[Begin]

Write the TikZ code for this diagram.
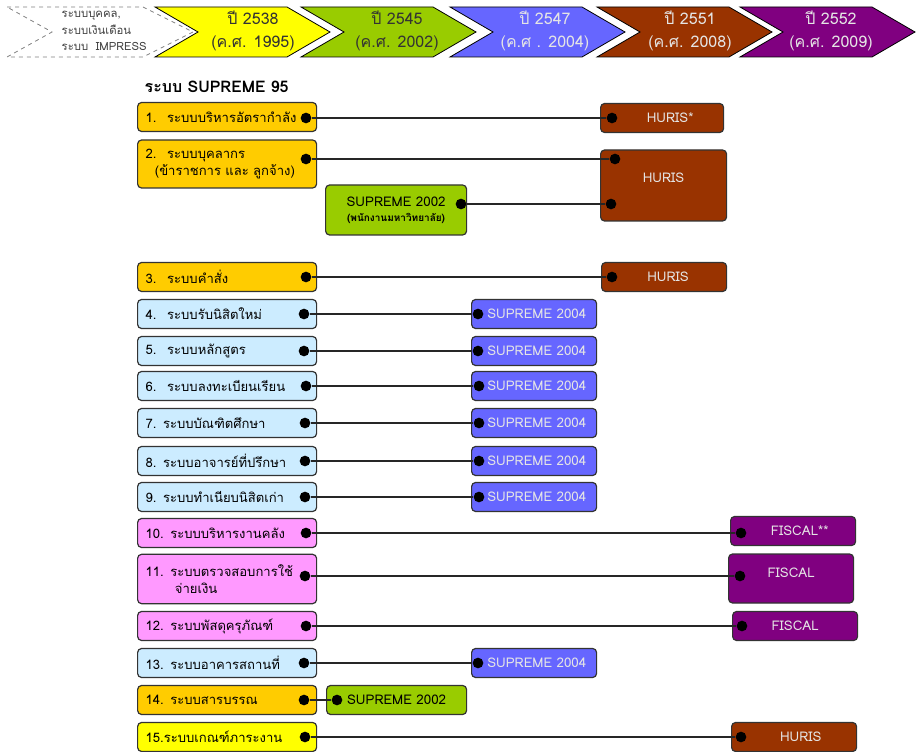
\documentclass[tikz,border=0pt]{standalone}
\usepackage{fontspec}
\setmainfont[Script=Thai]{Loma}
\usetikzlibrary{positioning}

\definecolor{gold}{HTML}{FFCC00}
\definecolor{lemon}{HTML}{FFFF00}
\definecolor{lime}{HTML}{99CC00}
\definecolor{violet}{HTML}{6666FF}
\definecolor{rust}{HTML}{993300}
\definecolor{plum}{HTML}{800080}
\definecolor{sky}{HTML}{CCECFF}
\definecolor{rose}{HTML}{FF99FF}

\tikzset{
  sysbox/.style={draw=black!80, line width=0.9pt, rounded corners=3pt, anchor=west,
    minimum width=134.25pt, minimum height=21.75pt, inner xsep=6pt, text width=122.25pt,
    align=left, font=\fontsize{9.8}{13}\selectfont},
  newbox/.style={draw=black!80, line width=0.9pt, rounded corners=3pt, anchor=west,
    minimum width=93.75pt, minimum height=21.75pt, align=center,
    font=\fontsize{10}{13}\selectfont},
  dot/.style={circle, fill=black, inner sep=0pt, minimum size=8pt},
  link/.style={line width=1.3pt, black!85},
  yeartext/.style={align=center, font=\fontsize{12}{17}\selectfont}
}

\begin{document}
\begin{tikzpicture}[x=0.75pt,y=-0.75pt]
  \useasboundingbox (0,0) rectangle (922,752);

  % time line
  \draw[gray, dashed, line width=0.6pt] (7,7) -- (143,7) -- (193,32) -- (143,57) -- (7,57) -- (52,32) -- cycle;
  \foreach \x/\c in {155/lemon, 301/lime, 450/violet, 597/rust, 740/plum}
    \draw[fill=\c, line width=0.6pt] (\x,7) -- ++(132,0) -- ++(43,25) -- ++(-43,25) -- ++(-132,0) -- ++(43,-25) -- cycle;
  \node[align=left, anchor=west, text=black!75, font=\fontsize{8.5}{12.3}\selectfont] (old) at (57,31)
    {ระบบบุคคล,\\ระบบเงินเดือน\\ระบบ\ \ IMPRESS};
  \node[yeartext, text=black!80] (y2538) at (253,31) {ปี 2538\\(ค.ศ. 1995)};
  \node[yeartext, text=black!80] (y2545) at (397,31) {ปี 2545\\(ค.ศ. 2002)};
  \node[yeartext, text=white!90!black] (y2547) at (545,31) {ปี 2547\\(ค.ศ . 2004)};
  \node[yeartext, text=white!90!black] (y2551) at (690,31) {ปี 2551\\(ค.ศ. 2008)};
  \node[yeartext, text=white!90!black] (y2552) at (831,31) {ปี 2552\\(ค.ศ. 2009)};

  \node[anchor=west, font=\bfseries\fontsize{12}{14}\selectfont] (title) at (140,87) {ระบบ SUPREME 95};

  % SUPREME 95 systems
  \node[sysbox, fill=gold] (s1) at (137,117) {1.\hspace{8pt}ระบบบริหารอัตรากำลัง};
  \node[sysbox, fill=gold, minimum height=36pt] (s2) at (137,164) {2.\hspace{8pt}ระบบบุคลากร\\\hspace*{7pt}(ข้าราชการ และ ลูกจ้าง)};
  \node[sysbox, fill=gold] (s3) at (137,277) {3.\hspace{8pt}ระบบคำสั่ง};
  \node[sysbox, fill=sky] (s4) at (137,314) {4.\hspace{8pt}ระบบรับนิสิตใหม่};
  \node[sysbox, fill=sky] (s5) at (137,351) {5.\hspace{8pt}ระบบหลักสูตร};
  \node[sysbox, fill=sky] (s6) at (137,386) {6.\hspace{8pt}ระบบลงทะเบียนเรียน};
  \node[sysbox, fill=sky] (s7) at (137,423) {7. ระบบบัณฑิตศึกษา};
  \node[sysbox, fill=sky] (s8) at (137,461) {8. ระบบอาจารย์ที่ปรึกษา};
  \node[sysbox, fill=sky] (s9) at (137,497) {9. ระบบทำเนียบนิสิตเก่า};
  \node[sysbox, fill=rose] (s10) at (137,533) {10. ระบบบริหารงานคลัง};
  \node[sysbox, fill=rose, minimum height=37pt] (s11) at (137,579) {11. ระบบตรวจสอบการใช้\\\hspace*{22pt}จ่ายเงิน};
  \node[sysbox, fill=rose] (s12) at (137,626) {12. ระบบพัสดุครุภัณฑ์};
  \node[sysbox, fill=sky] (s13) at (137,663) {13. ระบบอาคารสถานที่};
  \node[sysbox, fill=gold] (s14) at (137,700) {14. ระบบสารบรรณ};
  \node[sysbox, fill=lemon] (s15) at (137,737) {15.ระบบเกณฑ์ภาระงาน};

  % new systems
  \node[newbox, fill=lime, minimum width=105.75pt, minimum height=37.5pt] (p02) at (325,210)
    {SUPREME 2002\\[-2pt]{\fontsize{7.5}{9}\selectfont\bfseries (พนักงานมหาวิทยาลัย)}};
  \node[newbox, fill=rust, text=white!90!black, minimum width=92.25pt] (h1) at (600,118) {\hspace{12pt}HURIS*};
  \node[newbox, fill=rust, text=white!90!black, minimum width=94.5pt, minimum height=53.25pt, text depth=11pt] (h2) at (600,185.5) {HURIS};
  \node[newbox, fill=rust, text=white!90!black] (h3) at (601,277) {\hspace{6pt}HURIS};
  \node[newbox, fill=violet, text=white!90!black] (n4) at (471,314) {\hspace{4pt}SUPREME 2004};
  \node[newbox, fill=violet, text=white!90!black] (n5) at (471,351) {\hspace{4pt}SUPREME 2004};
  \node[newbox, fill=violet, text=white!90!black] (n6) at (471,386) {\hspace{4pt}SUPREME 2004};
  \node[newbox, fill=violet, text=white!90!black] (n7) at (471,423) {\hspace{4pt}SUPREME 2004};
  \node[newbox, fill=violet, text=white!90!black] (n8) at (471,461) {\hspace{4pt}SUPREME 2004};
  \node[newbox, fill=violet, text=white!90!black] (n9) at (471,497) {\hspace{4pt}SUPREME 2004};
  \node[newbox, fill=plum, text=white!90!black] (f10) at (730,531) {\hspace{10pt}FISCAL**};
  \node[newbox, fill=plum, text=white!90!black, minimum height=36.75pt, text depth=9pt] (f11) at (728,578.5) {FISCAL};
  \node[newbox, fill=plum, text=white!90!black] (f12) at (732,626) {FISCAL};
  \node[newbox, fill=violet, text=white!90!black] (n13) at (471,663) {\hspace{4pt}SUPREME 2004};
  \node[newbox, fill=lime, minimum width=105pt] (p14) at (326,700) {SUPREME 2002};
  \node[newbox, fill=rust, text=white!90!black] (h15) at (731,737) {\hspace{10pt}HURIS};

  % end points
  \node[dot] (a1) at (306,118) {};
  \node[dot] (a2) at (306,159) {};
  \node[dot] (a3) at (306,277) {};
  \node[dot] (a4) at (304,314) {};
  \node[dot] (a5) at (304,351) {};
  \node[dot] (a6) at (306,386) {};
  \node[dot] (a7) at (305,423) {};
  \node[dot] (a8) at (305,461) {};
  \node[dot] (a9) at (305,497) {};
  \node[dot] (a10) at (306,533) {};
  \node[dot] (a11) at (305,576) {};
  \node[dot] (a12) at (306,626) {};
  \node[dot] (a13) at (304,663) {};
  \node[dot] (a14) at (304,700) {};
  \node[dot] (a15) at (305,737) {};
  \node[dot] (b2) at (461,204) {};
  \node[dot] (c1) at (612,118) {};
  \node[dot] (c2) at (615,159) {};
  \node[dot] (c3) at (611,204) {};
  \node[dot] (c4) at (612,277) {};
  \node[dot] (c5) at (478,314) {};
  \node[dot] (c6) at (478,351) {};
  \node[dot] (c7) at (479,386) {};
  \node[dot] (c8) at (479,423) {};
  \node[dot] (c9) at (479,461) {};
  \node[dot] (c10) at (479,497) {};
  \node[dot] (c11) at (741,533) {};
  \node[dot] (c12) at (740,576) {};
  \node[dot] (c13) at (742,626) {};
  \node[dot] (c14) at (478,663) {};
  \node[dot] (c15) at (337,700) {};
  \node[dot] (c16) at (741,737) {};

  \begin{scope}[link]
    \draw (a1) -- (c1);
    \draw (a2) -- (c2);
    \draw (b2) -- (c3);
    \draw (a3) -- (c4);
    \draw (a4) -- (c5);
    \draw (a5) -- (c6);
    \draw (a6) -- (c7);
    \draw (a7) -- (c8);
    \draw (a8) -- (c9);
    \draw (a9) -- (c10);
    \draw (a10) -- (c11);
    \draw (a11) -- (c12);
    \draw (a12) -- (c13);
    \draw (a13) -- (c14);
    \draw (a14) -- (c15);
    \draw (a15) -- (c16);
  \end{scope}
\end{tikzpicture}
\end{document}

[End]

* [TASK TO CARRY OUT]:
Print, exactly as written, the lines above from the first one to the one containing "(0,0) rectangle (922,752);". Leave out pictures.

* [WORKED ANSWER]:
Write the TikZ code for this diagram.
\documentclass[tikz,border=0pt]{standalone}
\usepackage{fontspec}
\setmainfont[Script=Thai]{Loma}
\usetikzlibrary{positioning}

\definecolor{gold}{HTML}{FFCC00}
\definecolor{lemon}{HTML}{FFFF00}
\definecolor{lime}{HTML}{99CC00}
\definecolor{violet}{HTML}{6666FF}
\definecolor{rust}{HTML}{993300}
\definecolor{plum}{HTML}{800080}
\definecolor{sky}{HTML}{CCECFF}
\definecolor{rose}{HTML}{FF99FF}

\tikzset{
  sysbox/.style={draw=black!80, line width=0.9pt, rounded corners=3pt, anchor=west,
    minimum width=134.25pt, minimum height=21.75pt, inner xsep=6pt, text width=122.25pt,
    align=left, font=\fontsize{9.8}{13}\selectfont},
  newbox/.style={draw=black!80, line width=0.9pt, rounded corners=3pt, anchor=west,
    minimum width=93.75pt, minimum height=21.75pt, align=center,
    font=\fontsize{10}{13}\selectfont},
  dot/.style={circle, fill=black, inner sep=0pt, minimum size=8pt},
  link/.style={line width=1.3pt, black!85},
  yeartext/.style={align=center, font=\fontsize{12}{17}\selectfont}
}

\begin{document}
\begin{tikzpicture}[x=0.75pt,y=-0.75pt]
  \useasboundingbox (0,0) rectangle (922,752);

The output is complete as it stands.